Wind energy exceeds hydroelectric power thanks to Texas wind farms, Exxon settles a dispute in San Antonio, and a new refinery in South Texas signs a deal for geothermal energy. Here are a few of the biggest headlines in Texas energy this week.

Texas Wind Energy, the Gift That Keeps on Giving

According to new information from the U.S. Department of Energy and the American Wind Energy Association, wind power production exceeded hydroelectric power for the first time in 2016. Wind energy is now the number-one source of renewable energy in the country, producing 82,183 megawatts of electricity.

As the cost of wind energy production continues to fall, companies are investing more in wind farms across the country, especially in Texas. Texas produces 20,321 megawatts of electricity from wind energy. That’s one-quarter of the national total and triple the amount of any other state. There are 11,592 turbines across the state of Texas. That energy output is the equivalent of powering 5.7 million average homes. On average, Texans get about 13 percent of their power from wind energy.

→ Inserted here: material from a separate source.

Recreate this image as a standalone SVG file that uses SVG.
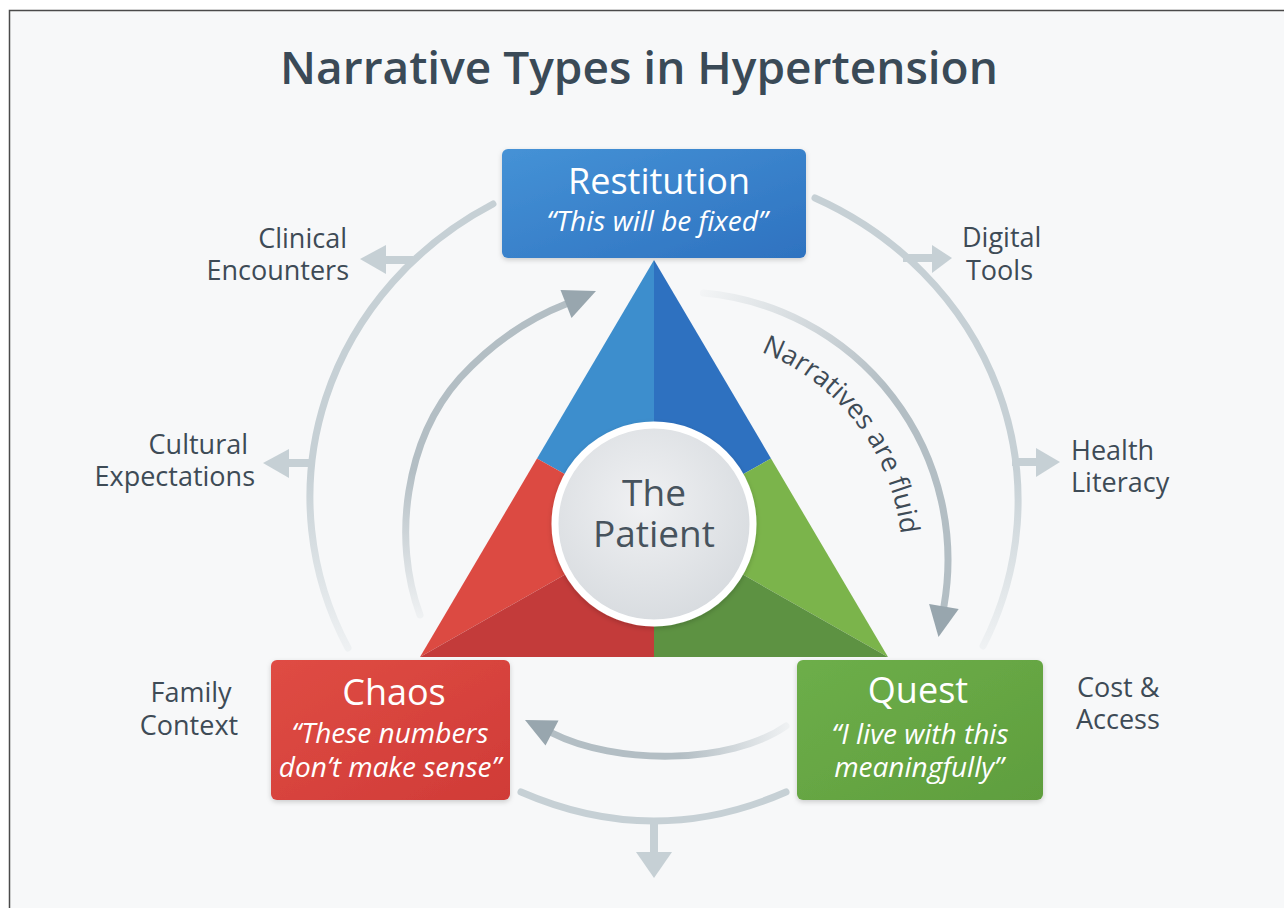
<svg xmlns="http://www.w3.org/2000/svg" width="1284" height="908" viewBox="0 0 1284 908">
  <defs>
    <style>
      text { font-family: "Open Sans", "Liberation Sans", sans-serif; }
      .title { font-size: 46px; font-weight: 600; fill: #3a4a57; }
      .lbl { font-size: 27px; fill: #3e4b56; }
      .btitle { font-size: 36px; fill: #ffffff; }
      .bquote { font-size: 28px; font-style: italic; fill: #ffffff; }
      .center { font-size: 37px; font-weight: 500; fill: #47535d; }
      .flow { font-size: 27px; fill: #3e4b56; }
      .outer { fill: none; stroke-width: 7; stroke-linecap: round; }
      .stub { fill: #c6d0d5; }
      .inner { fill: none; stroke-width: 7; stroke-linecap: round; }
      .head { fill: #98a6ae; }
    </style>
    <linearGradient id="gBlue" x1="0" y1="0" x2="1" y2="1">
      <stop offset="0" stop-color="#4592d6"/>
      <stop offset="1" stop-color="#2e72c0"/>
    </linearGradient>
    <linearGradient id="gRed" x1="0" y1="0" x2="1" y2="1">
      <stop offset="0" stop-color="#df4c44"/>
      <stop offset="1" stop-color="#d03b37"/>
    </linearGradient>
    <linearGradient id="gGreen" x1="0" y1="0" x2="1" y2="1">
      <stop offset="0" stop-color="#6dae49"/>
      <stop offset="1" stop-color="#5f9e3e"/>
    </linearGradient>
    <radialGradient id="gHub" cx="0.45" cy="0.4" r="0.65">
      <stop offset="0" stop-color="#f0f1f3"/>
      <stop offset="1" stop-color="#d6dade"/>
    </radialGradient>
    <!-- fading strokes for the arcs -->
    <linearGradient id="fadeLeftOuter" gradientUnits="userSpaceOnUse" x1="0" y1="470" x2="0" y2="655">
      <stop offset="0" stop-color="#c6d0d5"/>
      <stop offset="1" stop-color="#c6d0d5" stop-opacity="0.15"/>
    </linearGradient>
    <linearGradient id="fadeRightOuter" gradientUnits="userSpaceOnUse" x1="0" y1="470" x2="0" y2="650">
      <stop offset="0" stop-color="#c6d0d5"/>
      <stop offset="1" stop-color="#c6d0d5" stop-opacity="0.15"/>
    </linearGradient>
    <linearGradient id="fadeFlow" gradientUnits="userSpaceOnUse" x1="700" y1="290" x2="880" y2="400">
      <stop offset="0" stop-color="#b3bec4" stop-opacity="0.05"/>
      <stop offset="1" stop-color="#b3bec4"/>
    </linearGradient>
    <linearGradient id="fadeLeftInner" gradientUnits="userSpaceOnUse" x1="0" y1="620" x2="0" y2="470">
      <stop offset="0" stop-color="#b3bec4" stop-opacity="0.1"/>
      <stop offset="1" stop-color="#b3bec4"/>
    </linearGradient>
    <linearGradient id="fadeBottomInner" gradientUnits="userSpaceOnUse" x1="790" y1="0" x2="680" y2="0">
      <stop offset="0" stop-color="#b3bec4" stop-opacity="0.1"/>
      <stop offset="1" stop-color="#b3bec4"/>
    </linearGradient>
    <filter id="shadow" x="-10%" y="-10%" width="120%" height="130%">
      <feDropShadow dx="0" dy="2" stdDeviation="2.5" flood-color="#000" flood-opacity="0.18"/>
    </filter>
    <path id="flowPath" d="M 761 352 A 222 222 0 0 1 898.6 598.6"/>
  </defs>

  <!-- page -->
  <rect x="0" y="0" width="1284" height="908" fill="#ffffff"/>
  <rect x="10" y="11" width="1274" height="897" fill="#f7f8f9"/>
  <path d="M 9.5 908 V 10.5 H 1284" fill="none" stroke="#4a4a4a" stroke-width="1.5"/>

  <text class="title" x="639" y="84" text-anchor="middle">Narrative Types in Hypertension</text>

  <!-- connectors -->
  <g id="connectors">
    <!-- outer ring, left and right -->
    <path class="outer" stroke="url(#fadeLeftOuter)" d="M 493 204 A 355 335 0 0 0 348 648"/>
    <path class="outer" stroke="url(#fadeRightOuter)" d="M 815 198 A 355 335 0 0 1 983 646"/>
    <!-- branches to context labels -->
    <rect class="stub" x="382" y="256" width="31" height="8"/>
    <polygon class="stub" points="360,259 386,245 386,274"/>
    <rect class="stub" x="285" y="459" width="27" height="8"/>
    <polygon class="stub" points="263,463 289,449 289,478"/>
    <rect class="stub" x="903" y="254" width="34" height="8"/>
    <polygon class="stub" points="952,258 932,245 932,273"/>
    <rect class="stub" x="1012" y="458" width="28" height="8"/>
    <polygon class="stub" points="1060,462 1036,448 1036,477"/>
    <!-- bottom outer arc with drop arrow -->
    <path class="outer" stroke="#c6d0d5" d="M 521 792 Q 654 850 786 792"/>
    <rect class="stub" x="650" y="818" width="8" height="36"/>
    <polygon class="stub" points="636,852 672,852 654,878"/>

    <!-- inner cycle: Chaos -> Restitution -->
    <path class="inner" stroke="url(#fadeLeftInner)" d="M 420 615 C 392 540, 405 440, 460 378 C 495 340, 530 318, 566 304"/>
    <polygon class="head" points="596,291 571.5,318 560.5,290"/>
    <!-- Restitution -> Quest ("Narratives are fluid") -->
    <path class="inner" stroke="url(#fadeFlow)" d="M 703.4 293 A 268 268 0 0 1 943.9 606.5"/>
    <polygon class="head" points="938.5,637 958.7,609.1 929.1,603.9"/>
    <!-- Quest -> Chaos -->
    <path class="inner" stroke="url(#fadeBottomInner)" d="M 786 726 C 730 765, 615 765, 552 733"/>
    <polygon class="head" points="525,720 558.5,720.5 545.5,745.5"/>

    <text class="flow"><textPath href="#flowPath">Narratives are fluid</textPath></text>
  </g>

  <!-- central triangle -->
  <g id="triangle">
    <polygon points="654,260 654,524 537,458.5" fill="#3d8ecd"/>
    <polygon points="654,260 771,458.5 654,524" fill="#2e71c0"/>
    <polygon points="537,458.5 654,524 420,657" fill="#dc4a42"/>
    <polygon points="420,657 654,524 654,657" fill="#c33b3a"/>
    <polygon points="771,458.5 888,657 654,524" fill="#7bb44b"/>
    <polygon points="654,524 888,657 654,657" fill="#5d9242"/>
  </g>

  <g id="patient">
    <circle cx="654" cy="524" r="99" fill="url(#gHub)" stroke="#ffffff" stroke-width="7" filter="url(#shadow)"/>
    <text class="center" text-anchor="middle"><tspan x="654" y="506">The</tspan><tspan x="654" y="547">Patient</tspan></text>
  </g>

  <g id="restitution">
    <rect x="502" y="149" width="304" height="109" rx="6" fill="url(#gBlue)" filter="url(#shadow)"/>
    <text text-anchor="middle"><tspan class="btitle" x="659" y="194">Restitution</tspan><tspan class="bquote" x="657" y="231" font-size="29">“This will be fixed”</tspan></text>
  </g>

  <g id="chaos">
    <rect x="271" y="660" width="239" height="140" rx="6" fill="url(#gRed)" filter="url(#shadow)"/>
    <text text-anchor="middle"><tspan class="btitle" x="394" y="705" font-size="35">Chaos</tspan><tspan class="bquote" x="390" y="743" font-size="27">“These numbers</tspan><tspan class="bquote" x="390" y="777" font-size="27">don’t make sense”</tspan></text>
  </g>

  <g id="quest">
    <rect x="797" y="660" width="246" height="140" rx="6" fill="url(#gGreen)" filter="url(#shadow)"/>
    <text text-anchor="middle"><tspan class="btitle" x="918" y="703" font-size="35">Quest</tspan><tspan class="bquote" x="920" y="744" font-size="29">“I live with this</tspan><tspan class="bquote" x="919" y="777" font-size="29">meaningfully”</tspan></text>
  </g>

  <g id="context-labels">
    <text id="clinical" class="lbl" text-anchor="end"><tspan x="347" y="248">Clinical</tspan><tspan x="349" y="280">Encounters</tspan></text>
    <text id="cultural" class="lbl" text-anchor="end"><tspan x="248" y="454">Cultural</tspan><tspan x="255" y="486">Expectations</tspan></text>
    <text id="family" class="lbl" text-anchor="middle"><tspan x="191" y="702">Family</tspan><tspan x="189" y="735">Context</tspan></text>
    <text id="digital" class="lbl"><tspan x="962" y="247">Digital</tspan><tspan x="966" y="280">Tools</tspan></text>
    <text id="health" class="lbl"><tspan x="1071" y="460">Health</tspan><tspan x="1071" y="492">Literacy</tspan></text>
    <text id="cost" class="lbl"><tspan x="1077" y="697">Cost &amp;</tspan><tspan x="1076" y="729">Access</tspan></text>
  </g>
</svg>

On top of energy production, the growing wind energy market is creating a large number of jobs. The Department of Labor projected that “wind service technician” will be the nation’s fastest-growing occupation. The wind industry currently employs almost 102,000 workers.

This week in the Houston Chronicle op-ed section, the paper’s editorial board called on Texas politicians to embrace our growing source of renewable energy, not just for its environmental advantages, but its business ones. The board writes:

Companies like GM and Facebook are going out of their way to buy Texas wind. Even Dow Chemical uses wind to help power its chemical plants. The stable prices and low pollution are simply good for the bottom line and so are the 25,000 jobs wind has created in Texas.

Unlike coal or fracking, wind seems to be a less divisive source of energy, and geographically, red states contribute much of the nation’s wind power. Jeffrey Clark, president of the Wind Coalition, told the Dallas Morning News that “nearly 88 percent of wind capacity installed in 2016 was in states that voted for [President Donald] Trump.” The Department of Energy expects wind power to supply 20 percent of the nation’s electricity by 2030, with a large part of that coming from Texas wind farms.

Refinery Signs Up for Geothermal Power

Raven Petroleum, a company working to build an oil refinery in Duval County, signed a deal with Thermal Energy Partners, an Austin-based geothermal energy company that would power the refinery. While locals are skeptical about the effects the refinery might have on the local environment, the company hopes that the use of renewable geothermal energy would ease concerns about environmental effects. According to the Caller-Times, the plant would be capable of processing 50,000 barrels of light crude daily. It could also contribute to 1,500 construction jobs and 300 permanent jobs on the 200-acre facility. This South Texas Energy Complex would be the first large refinery built in the U.S. since the seventies.

Texas Representative Proposes State Regulated Fracking

On Tuesday, U.S. Representative Louie Gohmert introduced legislation that would give states authority over how they regulate hydraulic fracturing. This bill would accompany FRESH, or the Fracturing Regulations are Effective in State Hands Act, introduced by Senator Jim Inhofe, (R-Oklahoma) in 2015.

Both pieces of legislation are meant to combat regulation put in place by the Obama Administration. Gohmert argued:

States such as Texas have the intricate knowledge and first-hand expertise necessary to properly regulate this energy without the need for a federal, one-size-fits-all approach that has been destructive and costly to our nation’s energy interests. For these reasons, it is time to put people to work producing our own energy, which sends less money to countries that do not like us, all while lowering the cost of living. This is one of those bills that is good all the way around.

A Settlement in San Antonio

In 2013 Acilia Acosta, CEO and president of Carcon Industries & Construction, alleged that Exxon Mobil recruited her and other minorities to bid on the sale of 63 gas stations in the San Antonio and Austin areas. According to Acosta, the bids that took place in 2011 were a “charade,” since Exxon sold the stations to “Anglo businessmen.” Exxon Mobil disputed the allegations, and in November filings reported that Acosta’s bid was lower than the average of the three highest bidders by sixty percent. The San Antonio Express News reported that the case against Exxon was set to go to court this week, but an out-of-court settlement was made instead.